Carjackings in Posh Neighborhoods

Last weekend, a woman was driving in the very, very old-school posh Ansley Park neighborhood, when she was carjacked:

A female driver was rear-ended by a stolen vehicle near Midtown on Sunday — and then carjacked by one of its passengers, Atlanta police said.

The incident, and six subsequent arrests, come amid growing crime concerns among Midtown residents.

According to the police incident report, the victim was driving on Avery Drive NE preparing to turn onto Beverly Road when she was rear-ended by a silver Jeep Liberty with four men inside. The victim got out of her car and attempted to speak with the driver of the Liberty, but he did not roll down his window.

The driver-side passenger then got out and “jumped into” the victim’s Ford Escape, police said. Both vehicles drove off.

She lost her car, purse and phone, none of which have been recovered. Fortunately, six people have been arrested in connection with this crime, so at least they’re off the streets for now. Here she was, trying to be the responsible citizen, and she loses a great deal. But at least they didn’t wave a gun in her face, like the carjackers near my neighborhood usually do.

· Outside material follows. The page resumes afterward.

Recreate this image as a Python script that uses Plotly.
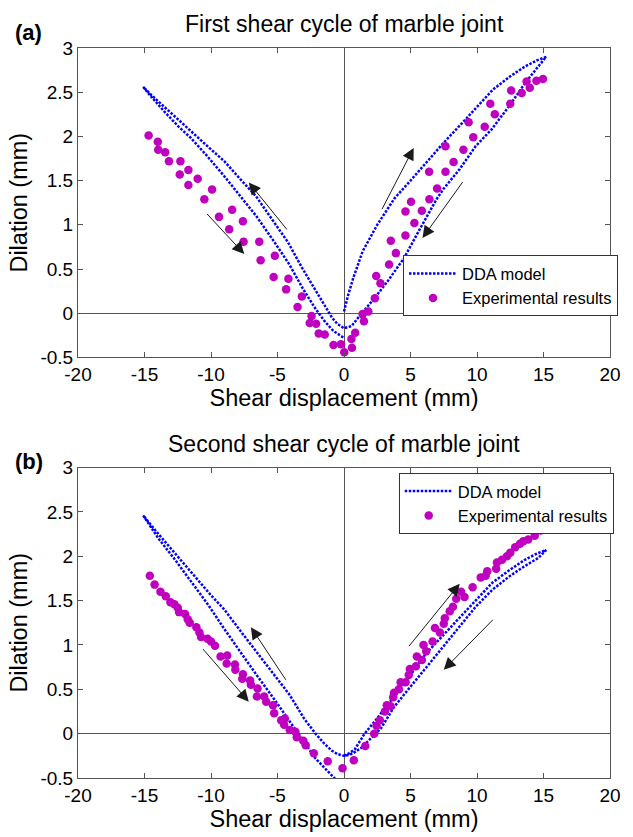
import plotly.graph_objects as go

# ---------------- Panel (a): first shear cycle ----------------
a_dda_x = [0, 0.3, 0.7, 1.4, 2.5, 3.8, 5.0, 6.2, 7.5, 9.0, 10.0, 11.2, 12.5, 13.6, 14.5, 15.2,
           14.6, 13.6, 12.4, 11.1, 9.9, 8.7, 7.5, 6.96, 5.73, 4.5, 3.27, 2.29, 1.28, 0.57, 0,
           -0.5, -0.9, -1.9, -3.1, -4.2, -5.5, -6.6, -8.0, -9.0, -10.2, -11.3, -12.5, -13.5, -14.5, -15.1,
           -14.5, -13.5, -12.5, -11.5, -10.3, -9.0, -7.8, -6.6, -5.3, -4.1, -3.1, -2.1, -1.4, -0.8, 0]
a_dda_y = [0.02, 0.2, 0.4, 0.7, 1.0, 1.3, 1.5, 1.71, 1.93, 2.17, 2.33, 2.53, 2.68, 2.79, 2.86, 2.9,
           2.79, 2.6, 2.34, 2.08, 1.89, 1.63, 1.41, 1.29, 0.96, 0.62, 0.36, 0.17, -0.01, -0.145, -0.17,
           -0.12, -0.05, 0.2, 0.5, 0.8, 1.08, 1.32, 1.55, 1.72, 1.88, 2.03, 2.2, 2.33, 2.47, 2.56,
           2.45, 2.28, 2.12, 1.98, 1.78, 1.55, 1.33, 1.1, 0.82, 0.55, 0.28, 0.04, -0.1, -0.2, -0.28]

a_exp_x = [-14.69, -14.0, -13.97, -13.45, -13.16, -12.3, -12.35, -11.7, -11.7, -11.0, -9.92, -10.5,
           -8.41, -9.4, -7.6, -8.63, -7.55, -6.37, -6.27, -5.2, -5.29, -4.18, -4.35, -3.17, -3.49,
           -2.44, -2.58, -2.1, -1.9, -1.45, -0.79, -0.23, 0.02,
           0.56, 0.6, 0.84, 1.5, 1.4, 1.83, 2.32, 2.42, 2.74, 3.39, 3.9, 3.52, 4.62, 5.29, 4.62,
           5.85, 5.04, 6.42, 7.0, 6.4, 7.63, 7.63, 8.24, 8.98, 9.37, 9.72, 10.58, 11.0, 11.34,
           12.5, 12.57, 13.36, 13.73, 13.97, 14.47, 14.96]
a_exp_y = [2.01, 1.94, 1.85, 1.82, 1.72, 1.72, 1.57, 1.62, 1.45, 1.52, 1.40, 1.29,
           1.17, 1.09, 1.04, 0.95, 0.81, 0.81, 0.60, 0.65, 0.41, 0.39, 0.27, 0.19, 0.07,
           -0.03, -0.11, -0.12, -0.23, -0.24, -0.36, -0.35, -0.44,
           -0.29, -0.39, -0.22, -0.09, -0.01, 0.02, 0.17, 0.42, 0.34, 0.55, 0.68, 0.82, 0.88, 1.02, 1.15,
           1.16, 1.26, 1.29, 1.41, 1.6, 1.60, 1.89, 1.71, 1.85, 2.16, 1.99, 2.11, 2.37, 2.25,
           2.37, 2.52, 2.49, 2.62, 2.55, 2.63, 2.65]

a_arrow_tail_x = [2.8, 9.0, -4.2, -10.4]
a_arrow_tail_y = [1.16, 1.50, 0.93, 1.14]
a_arrow_head_x = [5.24, 5.9, -7.16, -7.5]
a_arrow_head_y = [1.87, 0.85, 1.48, 0.67]

# ---------------- Panel (b): second shear cycle ----------------
b_dda_x = [0, 0.4, 0.8, 1.55, 2.53, 3.76, 5.0, 6.15, 7.4, 8.7, 10.0, 11.14, 12.4, 13.6, 14.5, 15.2,
           14.6, 13.6, 12.4, 11.14, 9.9, 8.67, 7.4, 6.15, 5.0, 3.76, 2.78, 2.0, 1.3, 0.8, 0.4, 0,
           -0.5, -0.93, -1.5, -2.14, -3.0, -4.1, -5.3, -6.57, -8.0, -9.0, -10.0, -11.5, -12.7, -13.95, -15.1,
           -14.5, -13.95, -12.7, -11.5, -10.2, -9.0, -7.8, -6.57, -5.3, -4.1, -3.1, -2.14, -1.5, -0.93, -0.6]
b_dda_y = [-0.25, -0.22, -0.18, 0.0, 0.18, 0.42, 0.66, 0.9, 1.1, 1.32, 1.52, 1.7, 1.84, 1.96, 2.03, 2.07,
           1.98, 1.89, 1.77, 1.62, 1.43, 1.2, 0.97, 0.74, 0.53, 0.3, 0.06, -0.06, -0.16, -0.21, -0.24, -0.25,
           -0.23, -0.19, -0.11, 0.0, 0.17, 0.44, 0.68, 0.92, 1.2, 1.4, 1.56, 1.82, 2.03, 2.25, 2.46,
           2.33, 2.2, 1.96, 1.72, 1.45, 1.18, 0.92, 0.66, 0.4, 0.14, -0.08, -0.28, -0.38, -0.47, -0.52]

b_exp_x = [-14.6, -14.24, -13.8, -13.4, -13.05, -12.75, -12.5, -12.4, -11.95, -11.75, -11.6, -11.1,
           -10.87, -10.75, -10.26, -10.0, -9.7, -9.28, -8.78, -8.82, -8.2, -8.17, -7.6, -7.65, -7.06,
           -7.0, -6.5, -6.55, -6.0, -5.85, -5.34, -5.25, -4.72, -4.45, -4.5, -4.08, -3.65, -3.55,
           -3.06, -2.88, -2.27, -1.22, -0.11,
           0.74, 1.6, 2.27, 2.45, 2.7, 3.08, 3.22, 3.5, 3.7, 3.76, 4.13, 4.26, 4.63, 4.87, 4.95,
           5.41, 5.48, 5.85, 5.98, 6.18, 6.66, 6.84, 7.21, 7.5, 7.58, 7.95, 8.19, 8.44, 8.8, 9.06,
           9.67, 10.28, 10.65, 10.77, 11.44, 11.5, 11.88, 12.25, 12.5, 12.87, 13.23, 13.48, 13.85,
           14.34, 14.78]
b_exp_y = [1.78, 1.68, 1.6, 1.55, 1.48, 1.46, 1.42, 1.37, 1.35, 1.29, 1.25, 1.2,
           1.14, 1.09, 1.07, 1.04, 0.99, 0.87, 0.88, 0.79, 0.78, 0.72, 0.67, 0.62, 0.6,
           0.55, 0.51, 0.42, 0.42, 0.36, 0.32, 0.23, 0.15, 0.17, 0.1, 0.04, 0.02, -0.04,
           -0.08, -0.13, -0.22, -0.31, -0.39,
           -0.30, -0.14, 0.0, 0.09, 0.15, 0.25, 0.32, 0.31, 0.41, 0.46, 0.5, 0.58, 0.58, 0.66, 0.73,
           0.76, 0.87, 0.83, 1.0, 0.93, 1.04, 1.19, 1.14, 1.24, 1.30, 1.38, 1.43, 1.52, 1.6, 1.54,
           1.65, 1.76, 1.78, 1.83, 1.86, 1.93, 1.96, 2.0, 2.04, 2.1, 2.14, 2.17, 2.19,
           2.23, 2.29]

b_arrow_tail_x = [-10.7, -4.3, 4.8, 11.3]
b_arrow_tail_y = [0.97, 0.59, 0.97, 1.30]
b_arrow_head_x = [-7.16, -7.0, 8.7, 7.5]
b_arrow_head_y = [0.36, 1.20, 1.69, 0.72]

# ---------------- Axis ticks / labels ----------------
x_tickvals = [-20, -15, -10, -5, 0, 5, 10, 15, 20]
x_ticktext = ['-20', '-15', '-10', '-5', '0', '5', '10', '15', '20']
y_tickvals = [-0.5, 0, 0.5, 1, 1.5, 2, 2.5, 3]
y_ticktext = ['-0.5', '0', '0.5', '1', '1.5', '2', '2.5', '3']

titles = ['First shear cycle of marble joint', 'Second shear cycle of marble joint']
panel_tags = ['(a)', '(b)']
x_title = 'Shear displacement (mm)'
y_title = 'Dilation (mm)'
legend_names = ['DDA model', 'Experimental results']

FONT = 'Liberation Sans, Arial, sans-serif'
BLUE = '#0000FF'
MAG = '#BF00BF'
AXC = '#555555'

fig = go.Figure()

panels = [
    (a_dda_x, a_dda_y, a_exp_x, a_exp_y, 'x', 'y', 'legend'),
    (b_dda_x, b_dda_y, b_exp_x, b_exp_y, 'x2', 'y2', 'legend2'),
]
for dx, dy, ex, ey, xa, ya, lg in panels:
    fig.add_trace(go.Scatter(x=dx, y=dy, mode='lines', name=legend_names[0],
                             line=dict(color=BLUE, width=2.5, dash='2.5px,1.5px'),
                             xaxis=xa, yaxis=ya, legend=lg))
    fig.add_trace(go.Scatter(x=ex, y=ey, mode='markers', name=legend_names[1],
                             marker=dict(color=MAG, size=8.5, line=dict(width=0)),
                             xaxis=xa, yaxis=ya, legend=lg))

def xaxis_style(anchor):
    return dict(domain=[0, 1], anchor=anchor, range=[-20, 20],
                tickvals=x_tickvals, ticktext=x_ticktext,
                ticks='inside', ticklen=5, tickcolor=AXC, mirror='ticks',
                showline=True, linecolor=AXC, linewidth=1,
                zeroline=True, zerolinecolor=AXC, zerolinewidth=1,
                showgrid=False, tickfont=dict(size=19, color='black', family=FONT),
                title=dict(text=x_title, font=dict(size=23.5, color='black', family=FONT), standoff=3))

def yaxis_style(anchor, domain):
    return dict(domain=domain, anchor=anchor, range=[-0.5, 3],
                tickvals=y_tickvals, ticktext=y_ticktext,
                ticks='inside', ticklen=5, tickcolor=AXC, mirror='ticks',
                showline=True, linecolor=AXC, linewidth=1,
                zeroline=True, zerolinecolor=AXC, zerolinewidth=1,
                showgrid=False, tickfont=dict(size=19, color='black', family=FONT),
                title=dict(text=y_title, font=dict(size=23.5, color='black', family=FONT), standoff=6))

annotations = []
title_y = [1.033, 0.457]
tag_y = [1.021, 0.4334]
for i in range(2):
    annotations.append(dict(text=titles[i], xref='paper', yref='paper', x=0.5, y=title_y[i],
                            xanchor='center', yanchor='middle', showarrow=False,
                            font=dict(size=23, color='black', family=FONT)))
    annotations.append(dict(text='<b>' + panel_tags[i] + '</b>', xref='paper', yref='paper',
                            x=-0.1218, y=tag_y[i], xanchor='left', yanchor='middle', showarrow=False,
                            font=dict(size=22, color='black', family=FONT)))

arrow_sets = [
    (a_arrow_tail_x, a_arrow_tail_y, a_arrow_head_x, a_arrow_head_y, 'x', 'y'),
    (b_arrow_tail_x, b_arrow_tail_y, b_arrow_head_x, b_arrow_head_y, 'x2', 'y2'),
]
for tx, ty, hx, hy, xr, yr in arrow_sets:
    for i in range(len(tx)):
        annotations.append(dict(x=hx[i], y=hy[i], ax=tx[i], ay=ty[i], xref=xr, yref=yr,
                                axref=xr, ayref=yr, text='', showarrow=True,
                                arrowhead=2, arrowsize=2.4, arrowwidth=1, arrowcolor='#1a1a1a'))

legend_common = dict(font=dict(size=16.5, color='black', family=FONT),
                     bgcolor='white', bordercolor='#333333', borderwidth=1,
                     xanchor='right', yanchor='top', tracegroupgap=0,
                     itemwidth=48, itemclick=False)

fig.update_layout(
    width=633, height=837,
    margin=dict(l=78, r=13, t=48, b=53),
    paper_bgcolor='white', plot_bgcolor='white',
    font=dict(family=FONT, color='black'),
    xaxis=xaxis_style('y'),
    yaxis=yaxis_style('x', [0.5761, 1]),
    xaxis2=xaxis_style('y2'),
    yaxis2=yaxis_style('x2', [0, 0.4253]),
    legend=dict(x=1.015, y=0.716, **legend_common),
    legend2=dict(x=1.007, y=0.418, **legend_common),
    annotations=annotations,
    showlegend=True,
)

fig.write_html('out.html')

Carjacking seems like a better career plan than armed robbery of stores. Do it quickly in the dark, and you have a pretty decent chance of netting yourself a couple of thousand dollars from a chop shop; robbing a store gets you a few hundred and has a lot more risk, b0th from getting shot by the store clerk or a bystander and from security cameras. Robbing stores seems like drug dealing: more or less a minimum-wage job, only with way more downside. Carjacking, done right, could theoretically be profitable—but of course, you have to split the profits at least three ways (jacker, driver of Jeep, chop shop). None of the three crimes makes any sense at all from a cost/benefit standpoint, but nobody ever said criminals were smart.

So if this were going to be a story, the drama would have to lie in what’s in the stolen car. It could be written that her ex-husband or whoever set her up to be carjacked, but the only place that goes is murdering her, and what makes this crime stand out to me is that other than the fender tap, it wasn’t violent. Imagine, however, the ex knowing the woman has something really important in the car: jewelry, drugs, bearer bonds. Pay the carjackers, get the goods, let them keep the car. This is ultimately foolish, because of course the jackers are going to flip on him, and even if he managed to do it so they don’t know what he looks like, it’s not going to take the cops long to settle on him as a suspect. It would be hard to pull it off as drama.

But in my stories, Detective Diana Siddal lives right down the block from where the carjacking happened. Imagine what happens if she’s out for a stroll.